SOURCE EXCERPT —
####################
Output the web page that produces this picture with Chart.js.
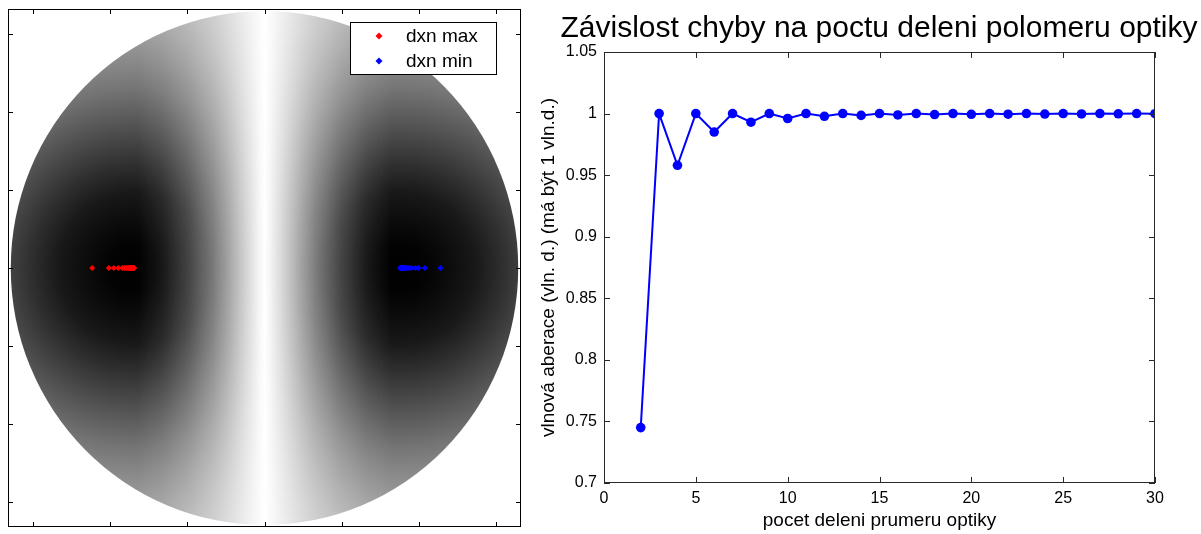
<!DOCTYPE html>
<html><head><meta charset="utf-8">
<script src="https://cdn.jsdelivr.net/npm/chart.js@4/dist/chart.umd.min.js"></script>
<style>
html,body{margin:0;padding:0;background:#fff;width:1201px;height:534px;overflow:hidden;position:relative}
#left{position:absolute;left:0;top:0;width:530px;height:534px}
#right{position:absolute;left:530px;top:0;width:698px;height:534px}
canvas{display:block}
</style></head><body>
<div id="left"><canvas id="c1" width="530" height="534"></canvas></div>
<div id="right"><canvas id="c2" width="698" height="534"></canvas></div>
<script>
// ---------- data ----------
const seriesLabels = ['dxn max', 'dxn min'];
const dxnMaxX = [-2.238, -2.022, -1.957, -1.900, -1.848, -1.818, -1.799, -1.782, -1.769, -1.758,
                 -1.749, -1.742, -1.735, -1.730, -1.725, -1.721, -1.717, -1.714, -1.712, -1.709,
                 -1.707, -1.705, -1.704, -1.703, -1.701, -1.700, -1.699, -1.697, -1.696];
const dxnMaxY = [0, 0, 0, 0, 0, 0, 0, 0, 0, 0, 0, 0, 0, 0, 0, 0, 0, 0, 0, 0, 0, 0, 0, 0, 0, 0, 0, 0, 0];
const dxnMinX = [2.286, 2.082, 2.000, 1.961, 1.909, 1.883, 1.864, 1.848, 1.835, 1.825,
                 1.816, 1.808, 1.801, 1.796, 1.791, 1.787, 1.783, 1.781, 1.778, 1.775,
                 1.773, 1.771, 1.770, 1.769, 1.768, 1.766, 1.765, 1.764, 1.762];
const dxnMinY = [0, 0, 0, 0, 0, 0, 0, 0, 0, 0, 0, 0, 0, 0, 0, 0, 0, 0, 0, 0, 0, 0, 0, 0, 0, 0, 0, 0, 0];
const mapTicks = [-3, -2, -1, 0, 1, 2, 3];
const diskRadius = 3.295;

const chartTitle = 'Závislost chyby na poctu deleni polomeru optiky';
const xTitle = 'pocet deleni prumeru optiky';
const yTitle = 'vlnová aberace (vln. d.) (má být 1 vln.d.)';
const divisions = [2, 3, 4, 5, 6, 7, 8, 9, 10, 11, 12, 13, 14, 15, 16, 17, 18, 19, 20, 21, 22, 23, 24, 25, 26, 27, 28, 29, 30];
const aberration = [0.745, 1.000, 0.958, 1.000, 0.985, 1.000, 0.993, 1.000, 0.996, 1.000,
                    0.9978, 1.000, 0.9985, 1.000, 0.9989, 1.000, 0.9992, 1.000, 0.9994, 1.000,
                    0.9995, 1.000, 0.9996, 1.000, 0.9997, 1.000, 0.9998, 1.000, 0.9999];
const xTickValues = [0, 5, 10, 15, 20, 25, 30];
const yTickValues = [0.7, 0.75, 0.8, 0.85, 0.9, 0.95, 1, 1.05];

const FONT = "'Liberation Sans', Arial, Helvetica, sans-serif";
Chart.defaults.font.family = FONT;
Chart.defaults.color = '#000';

// ---------- left panel plugins ----------
const mapBackground = {
  id: 'mapBackground',
  beforeDatasetsDraw(chart) {
    const {ctx, scales: {x, y}} = chart;
    const cx = x.getPixelForValue(0), cy = y.getPixelForValue(0);
    const rx = Math.abs(x.getPixelForValue(diskRadius) - cx);
    const ry = Math.abs(y.getPixelForValue(diskRadius) - cy);
    const R = rx;
    const W = chart.width, H = chart.height;
    const off = document.createElement('canvas');
    off.width = W; off.height = H;
    const o = off.getContext('2d');
    const centers = [dxnMaxX[dxnMaxX.length - 1], dxnMinX[dxnMinX.length - 1]];
    const stops = [[0,1],[0.1,0.99],[0.2,0.95],[0.3,0.9],[0.4,0.82],[0.5,0.73],[0.6,0.64],[0.7,0.55],[0.8,0.47],[0.9,0.4],[1.0,0.34],[1.2,0.25]];
    centers.forEach((c, i) => {
      const bx = x.getPixelForValue(c);
      o.save();
      o.beginPath();
      if (i === 0) o.rect(0, 0, cx, H); else o.rect(cx, 0, W - cx, H);
      o.clip();
      const g = o.createRadialGradient(bx, cy, 0, bx, cy, 1.2 * R);
      stops.forEach(([t, a]) => g.addColorStop(t / 1.2, 'rgba(0,0,0,' + a + ')'));
      o.fillStyle = g;
      o.fillRect(0, 0, W, H);
      o.restore();
    });
    o.globalCompositeOperation = 'destination-in';
    const lg = o.createLinearGradient(cx - R, 0, cx + R, 0);
    const hs = [[0,0],[0.02,0.05],[0.05,0.15],[0.1,0.3],[0.15,0.45],[0.2,0.58],[0.3,0.78],[0.4,0.92],[0.5,1]];
    hs.slice().reverse().forEach(([t, a]) => lg.addColorStop(0.5 - t / 2, 'rgba(0,0,0,' + a + ')'));
    hs.forEach(([t, a]) => { if (t > 0) lg.addColorStop(0.5 + t / 2, 'rgba(0,0,0,' + a + ')'); });
    lg.addColorStop(0, 'rgba(0,0,0,1)');
    lg.addColorStop(1, 'rgba(0,0,0,1)');
    o.fillStyle = lg;
    o.fillRect(0, 0, W, H);
    ctx.save();
    ctx.beginPath();
    ctx.ellipse(cx, cy, rx, ry, 0, 0, Math.PI * 2);
    ctx.clip();
    ctx.fillStyle = '#fff';
    ctx.fill();
    ctx.drawImage(off, 0, 0);
    ctx.restore();
  }
};

const frameLeft = {
  id: 'frameLeft',
  afterDraw(chart) {
    const {ctx, chartArea: a, scales: {x, y}} = chart;
    ctx.save();
    ctx.strokeStyle = '#000';
    ctx.lineWidth = 1;
    ctx.strokeRect(a.left + 0.5, a.top + 0.5, a.right - a.left - 1, a.bottom - a.top - 1);
    ctx.beginPath();
    mapTicks.forEach(v => {
      const px = Math.round(x.getPixelForValue(v)) + 0.5;
      ctx.moveTo(px, a.top); ctx.lineTo(px, a.top + 5);
      ctx.moveTo(px, a.bottom); ctx.lineTo(px, a.bottom - 5);
      const py = Math.round(y.getPixelForValue(v)) + 0.5;
      ctx.moveTo(a.left, py); ctx.lineTo(a.left + 5, py);
      ctx.moveTo(a.right, py); ctx.lineTo(a.right - 5, py);
    });
    ctx.stroke();
    // legend
    const lx = a.right - 171, ly = a.top + 13, lw = 146, lh = 52;
    ctx.fillStyle = '#fff';
    ctx.fillRect(lx, ly, lw, lh);
    ctx.strokeStyle = '#000';
    ctx.strokeRect(lx + 0.5, ly + 0.5, lw, lh);
    ctx.font = '19px ' + FONT;
    ctx.textBaseline = 'middle';
    ctx.textAlign = 'left';
    chart.data.datasets.forEach((ds, i) => {
      const my = ly + 14 + i * 25;
      ctx.fillStyle = ds.backgroundColor;
      ctx.beginPath();
      ctx.moveTo(lx + 29, my - 3.5); ctx.lineTo(lx + 32.5, my); ctx.lineTo(lx + 29, my + 3.5); ctx.lineTo(lx + 25.5, my);
      ctx.closePath(); ctx.fill();
      ctx.fillStyle = '#000';
      ctx.fillText(ds.label, lx + 56, my + 1);
    });
    ctx.restore();
  }
};

new Chart(document.getElementById('c1'), {
  type: 'scatter',
  data: {
    datasets: [
      {label: seriesLabels[0], data: dxnMaxX.map((v, i) => ({x: v, y: dxnMaxY[i]})),
       backgroundColor: '#ff0000', borderColor: '#ff0000', pointStyle: 'rectRot', pointRadius: 3, borderWidth: 0},
      {label: seriesLabels[1], data: dxnMinX.map((v, i) => ({x: v, y: dxnMinY[i]})),
       backgroundColor: '#0000ff', borderColor: '#0000ff', pointStyle: 'rectRot', pointRadius: 3, borderWidth: 0}
    ]
  },
  options: {
    responsive: false, animation: false, events: [],
    layout: {padding: {left: 8, top: 9, right: 9, bottom: 7}},
    plugins: {legend: {display: false}, tooltip: {enabled: false}},
    scales: {
      x: {type: 'linear', min: -3.331, max: 3.331, display: false},
      y: {type: 'linear', min: -3.32, max: 3.32, display: false}
    }
  },
  plugins: [mapBackground, frameLeft]
});

// ---------- right panel ----------
const frameRight = {
  id: 'frameRight',
  afterDraw(chart) {
    const {ctx, chartArea: a, scales: {x, y}} = chart;
    ctx.save();
    ctx.strokeStyle = '#2a2a2a';
    ctx.lineWidth = 1;
    ctx.strokeRect(a.left + 0.5, a.top + 0.5, a.right - a.left - 1, a.bottom - a.top - 1);
    ctx.beginPath();
    xTickValues.forEach(v => {
      const px = Math.round(x.getPixelForValue(v)) + 0.5;
      ctx.moveTo(px, a.top); ctx.lineTo(px, a.top + 6);
      ctx.moveTo(px, a.bottom); ctx.lineTo(px, a.bottom - 6);
    });
    yTickValues.forEach(v => {
      const py = Math.round(y.getPixelForValue(v)) + 0.5;
      ctx.moveTo(a.left, py); ctx.lineTo(a.left + 6, py);
      ctx.moveTo(a.right, py); ctx.lineTo(a.right - 6, py);
    });
    ctx.stroke();
    ctx.restore();
  }
};

new Chart(document.getElementById('c2'), {
  type: 'line',
  data: {
    datasets: [{
      data: divisions.map((n, i) => ({x: n, y: aberration[i]})),
      borderColor: '#0000ff', backgroundColor: '#0000ff', borderWidth: 2,
      pointRadius: 4.8, pointBorderWidth: 0, pointBackgroundColor: '#0000ff', tension: 0
    }]
  },
  options: {
    responsive: false, animation: false, events: [],
    layout: {padding: {left: 0, right: 0, top: 0, bottom: 0}},
    plugins: {
      legend: {display: false}, tooltip: {enabled: false},
      title: {display: true, text: chartTitle, color: '#000',
              font: {family: FONT, size: 30, weight: 'normal'}, padding: {top: 11, bottom: 5}}
    },
    scales: {
      x: {
        type: 'linear', min: 0, max: 30,
        afterBuildTicks: s => { s.ticks = xTickValues.map(v => ({value: v})); },
        ticks: {font: {size: 16}, color: '#000', padding: 6, maxRotation: 0},
        grid: {display: false, drawTicks: false}, border: {display: false},
        title: {display: true, text: xTitle, color: '#000', font: {size: 19}, padding: {top: 0, bottom: 2}},
        afterFit: s => { s.height = 51; }
      },
      y: {
        type: 'linear', min: 0.7, max: 1.05,
        afterBuildTicks: s => { s.ticks = yTickValues.map(v => ({value: v})); },
        ticks: {font: {size: 16}, color: '#000', padding: 7, callback: v => String(+(+v).toFixed(2))},
        grid: {display: false, drawTicks: false}, border: {display: false},
        title: {display: true, text: yTitle, color: '#000', font: {size: 19}, padding: {top: 7, bottom: 0}},
        afterFit: s => { s.width = 74; }
      },
      yRight: {
        type: 'linear', position: 'right', min: 0.7, max: 1.05, display: true,
        ticks: {display: false}, grid: {display: false, drawTicks: false}, border: {display: false},
        afterFit: s => { s.width = 73; }
      }
    }
  },
  plugins: [frameRight]
});
</script>
</body></html>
####################
Begin at the first line of the material and copy each line exactly through the one containing "Chart.defaults.color = '#000';". Omit pictures.

Output the web page that produces this picture with Chart.js.
<!DOCTYPE html>
<html><head><meta charset="utf-8">
<script src="https://cdn.jsdelivr.net/npm/chart.js@4/dist/chart.umd.min.js"></script>
<style>
html,body{margin:0;padding:0;background:#fff;width:1201px;height:534px;overflow:hidden;position:relative}
#left{position:absolute;left:0;top:0;width:530px;height:534px}
#right{position:absolute;left:530px;top:0;width:698px;height:534px}
canvas{display:block}
</style></head><body>
<div id="left"><canvas id="c1" width="530" height="534"></canvas></div>
<div id="right"><canvas id="c2" width="698" height="534"></canvas></div>
<script>
// ---------- data ----------
const seriesLabels = ['dxn max', 'dxn min'];
const dxnMaxX = [-2.238, -2.022, -1.957, -1.900, -1.848, -1.818, -1.799, -1.782, -1.769, -1.758,
                 -1.749, -1.742, -1.735, -1.730, -1.725, -1.721, -1.717, -1.714, -1.712, -1.709,
                 -1.707, -1.705, -1.704, -1.703, -1.701, -1.700, -1.699, -1.697, -1.696];
const dxnMaxY = [0, 0, 0, 0, 0, 0, 0, 0, 0, 0, 0, 0, 0, 0, 0, 0, 0, 0, 0, 0, 0, 0, 0, 0, 0, 0, 0, 0, 0];
const dxnMinX = [2.286, 2.082, 2.000, 1.961, 1.909, 1.883, 1.864, 1.848, 1.835, 1.825,
                 1.816, 1.808, 1.801, 1.796, 1.791, 1.787, 1.783, 1.781, 1.778, 1.775,
                 1.773, 1.771, 1.770, 1.769, 1.768, 1.766, 1.765, 1.764, 1.762];
const dxnMinY = [0, 0, 0, 0, 0, 0, 0, 0, 0, 0, 0, 0, 0, 0, 0, 0, 0, 0, 0, 0, 0, 0, 0, 0, 0, 0, 0, 0, 0];
const mapTicks = [-3, -2, -1, 0, 1, 2, 3];
const diskRadius = 3.295;

const chartTitle = 'Závislost chyby na poctu deleni polomeru optiky';
const xTitle = 'pocet deleni prumeru optiky';
const yTitle = 'vlnová aberace (vln. d.) (má být 1 vln.d.)';
const divisions = [2, 3, 4, 5, 6, 7, 8, 9, 10, 11, 12, 13, 14, 15, 16, 17, 18, 19, 20, 21, 22, 23, 24, 25, 26, 27, 28, 29, 30];
const aberration = [0.745, 1.000, 0.958, 1.000, 0.985, 1.000, 0.993, 1.000, 0.996, 1.000,
                    0.9978, 1.000, 0.9985, 1.000, 0.9989, 1.000, 0.9992, 1.000, 0.9994, 1.000,
                    0.9995, 1.000, 0.9996, 1.000, 0.9997, 1.000, 0.9998, 1.000, 0.9999];
const xTickValues = [0, 5, 10, 15, 20, 25, 30];
const yTickValues = [0.7, 0.75, 0.8, 0.85, 0.9, 0.95, 1, 1.05];

const FONT = "'Liberation Sans', Arial, Helvetica, sans-serif";
Chart.defaults.font.family = FONT;
Chart.defaults.color = '#000';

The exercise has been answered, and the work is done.